Winter's color show, playing now on daily rotation
February 13, 2023
Most visitors come to wine country in the season when the Golden State feels appropriately named. Between May and November, hillsides are yellow-brown, broken by the deep green of oaks and the slightly lighter green of grapevines. The sky is a pure, medium blue. It's a beautiful color palette in its own right, with remarkable consistency from the fact that moisture in those months is extremely rare.
This is not that season. After three very wet weeks to kick off the year, we've had nearly a month of sun. The hillsides are a brilliant yellow-green from new growth. There's still so much water everywhere that it's seeping out in impromptu springs and flowing through usually-dry gullies. And in the mornings, it's settling into surface fog. That fog produces something rare in California: the feeling of enclosed spaces. The landscape more than few dozen yards away becomes shrouded and indistinct. It feels quieter. Then, as that fog lifts in the warmth of the morning sun, you get transitional moments of sunlit foreground and puffy white middle distance. Finally, by mid-morning, the fog is gone, the green of the new grasses brilliantly set off against the deep brown trees and grapevine trunks, and the sky a deep azure blue. It's a remarkable transformation, and it's happening daily right now. In this blog, I'll take you through what one of those days feels like, starting in the fog and finishing in the sun.
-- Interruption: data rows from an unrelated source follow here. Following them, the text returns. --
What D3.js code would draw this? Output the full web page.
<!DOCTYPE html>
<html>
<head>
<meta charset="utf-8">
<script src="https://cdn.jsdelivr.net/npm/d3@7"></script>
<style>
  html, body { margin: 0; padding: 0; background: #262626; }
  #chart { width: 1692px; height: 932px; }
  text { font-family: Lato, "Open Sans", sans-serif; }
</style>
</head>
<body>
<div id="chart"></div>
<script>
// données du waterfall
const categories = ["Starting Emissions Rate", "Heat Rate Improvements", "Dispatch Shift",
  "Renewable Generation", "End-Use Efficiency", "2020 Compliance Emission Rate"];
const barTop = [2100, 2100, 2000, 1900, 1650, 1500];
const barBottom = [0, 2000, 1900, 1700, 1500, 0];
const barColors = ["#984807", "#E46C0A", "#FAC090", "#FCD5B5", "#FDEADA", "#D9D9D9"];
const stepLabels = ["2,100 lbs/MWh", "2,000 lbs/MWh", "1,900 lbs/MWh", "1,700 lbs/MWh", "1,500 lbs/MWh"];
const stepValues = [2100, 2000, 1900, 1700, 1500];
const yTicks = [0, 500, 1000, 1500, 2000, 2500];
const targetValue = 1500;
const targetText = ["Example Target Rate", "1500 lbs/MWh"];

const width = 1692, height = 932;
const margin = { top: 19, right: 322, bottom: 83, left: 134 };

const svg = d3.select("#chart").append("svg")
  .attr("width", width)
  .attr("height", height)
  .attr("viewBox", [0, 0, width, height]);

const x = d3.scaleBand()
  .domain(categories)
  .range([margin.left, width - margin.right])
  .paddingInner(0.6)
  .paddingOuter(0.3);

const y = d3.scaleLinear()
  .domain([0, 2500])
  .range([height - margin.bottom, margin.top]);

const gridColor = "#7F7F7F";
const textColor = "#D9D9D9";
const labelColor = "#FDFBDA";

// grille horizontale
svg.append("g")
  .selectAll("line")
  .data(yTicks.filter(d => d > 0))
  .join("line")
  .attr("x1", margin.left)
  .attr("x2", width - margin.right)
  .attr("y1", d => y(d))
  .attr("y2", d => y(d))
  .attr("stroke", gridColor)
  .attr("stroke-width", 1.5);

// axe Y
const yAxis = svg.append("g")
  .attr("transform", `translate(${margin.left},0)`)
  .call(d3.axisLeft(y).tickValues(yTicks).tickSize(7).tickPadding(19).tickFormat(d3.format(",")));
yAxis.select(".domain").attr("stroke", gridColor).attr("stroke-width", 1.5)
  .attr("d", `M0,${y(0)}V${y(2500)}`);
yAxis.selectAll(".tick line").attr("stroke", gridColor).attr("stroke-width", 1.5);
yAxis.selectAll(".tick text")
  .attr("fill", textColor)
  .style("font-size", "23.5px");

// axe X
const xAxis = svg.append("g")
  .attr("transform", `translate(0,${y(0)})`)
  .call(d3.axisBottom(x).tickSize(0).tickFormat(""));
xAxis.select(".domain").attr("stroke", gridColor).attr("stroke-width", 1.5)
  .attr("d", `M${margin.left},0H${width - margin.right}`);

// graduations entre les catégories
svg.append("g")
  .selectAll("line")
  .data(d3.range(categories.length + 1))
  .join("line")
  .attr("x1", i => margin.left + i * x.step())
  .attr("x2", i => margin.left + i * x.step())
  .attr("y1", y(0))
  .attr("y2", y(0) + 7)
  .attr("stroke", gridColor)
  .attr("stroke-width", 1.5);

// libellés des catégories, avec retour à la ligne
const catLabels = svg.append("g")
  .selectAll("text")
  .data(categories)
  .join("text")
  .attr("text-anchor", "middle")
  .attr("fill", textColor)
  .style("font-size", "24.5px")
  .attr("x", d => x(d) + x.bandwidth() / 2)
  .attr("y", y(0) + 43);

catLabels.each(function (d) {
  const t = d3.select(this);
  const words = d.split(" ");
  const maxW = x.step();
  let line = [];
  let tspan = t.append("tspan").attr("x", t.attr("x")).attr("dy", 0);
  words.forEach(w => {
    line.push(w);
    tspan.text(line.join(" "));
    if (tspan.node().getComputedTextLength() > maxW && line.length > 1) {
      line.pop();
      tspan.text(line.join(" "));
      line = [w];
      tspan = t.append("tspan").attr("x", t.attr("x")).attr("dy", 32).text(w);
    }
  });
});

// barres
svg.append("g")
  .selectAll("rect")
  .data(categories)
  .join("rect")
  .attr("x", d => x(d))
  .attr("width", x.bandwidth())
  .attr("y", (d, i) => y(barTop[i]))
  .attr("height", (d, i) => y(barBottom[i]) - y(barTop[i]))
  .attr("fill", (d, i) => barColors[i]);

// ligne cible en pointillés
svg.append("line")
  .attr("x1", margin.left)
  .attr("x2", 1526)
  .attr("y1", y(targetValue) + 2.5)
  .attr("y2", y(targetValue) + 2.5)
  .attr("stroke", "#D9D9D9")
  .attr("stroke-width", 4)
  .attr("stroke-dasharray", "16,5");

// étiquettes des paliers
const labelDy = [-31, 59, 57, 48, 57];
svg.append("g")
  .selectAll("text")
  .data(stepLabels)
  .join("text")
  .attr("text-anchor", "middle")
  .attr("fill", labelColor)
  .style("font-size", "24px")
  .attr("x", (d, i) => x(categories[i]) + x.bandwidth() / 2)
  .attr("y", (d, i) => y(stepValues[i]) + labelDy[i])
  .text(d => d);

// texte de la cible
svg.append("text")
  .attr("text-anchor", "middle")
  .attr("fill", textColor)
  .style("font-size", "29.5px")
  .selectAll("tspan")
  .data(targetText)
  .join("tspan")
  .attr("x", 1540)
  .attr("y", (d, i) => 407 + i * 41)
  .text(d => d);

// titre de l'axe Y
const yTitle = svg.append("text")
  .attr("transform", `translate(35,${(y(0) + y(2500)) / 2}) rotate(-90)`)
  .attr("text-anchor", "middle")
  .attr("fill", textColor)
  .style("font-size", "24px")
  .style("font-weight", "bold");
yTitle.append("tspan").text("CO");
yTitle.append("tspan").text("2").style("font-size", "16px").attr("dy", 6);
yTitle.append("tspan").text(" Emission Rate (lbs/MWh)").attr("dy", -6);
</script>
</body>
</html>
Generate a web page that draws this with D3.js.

It's not all vineyards here; the photo above is of an oak near my house. There are still old walnut orchards too, shaggy with lichen:
The transitional moments are my favorites. First, a shot in the forest, rays of sun illuminating the moisture:
And then one overlooking some head-trained vineyards, newly pruned, with a river of fog less than a hundred yards away:
By mid-morning the sun is warm, the grasses fully lit, and the sky deepening except right at the horizon line. That's a lot of very happy sheep.
One more view of the sheep, looking up the rows instead of across, shows off the block's geometry:
The blue sky deepens for the next few hours, and the contrasting blues, greens, and browns are amazing:
Finally, one more photo focusing on the sky. If you're visiting in the next few months, you're in for a treat.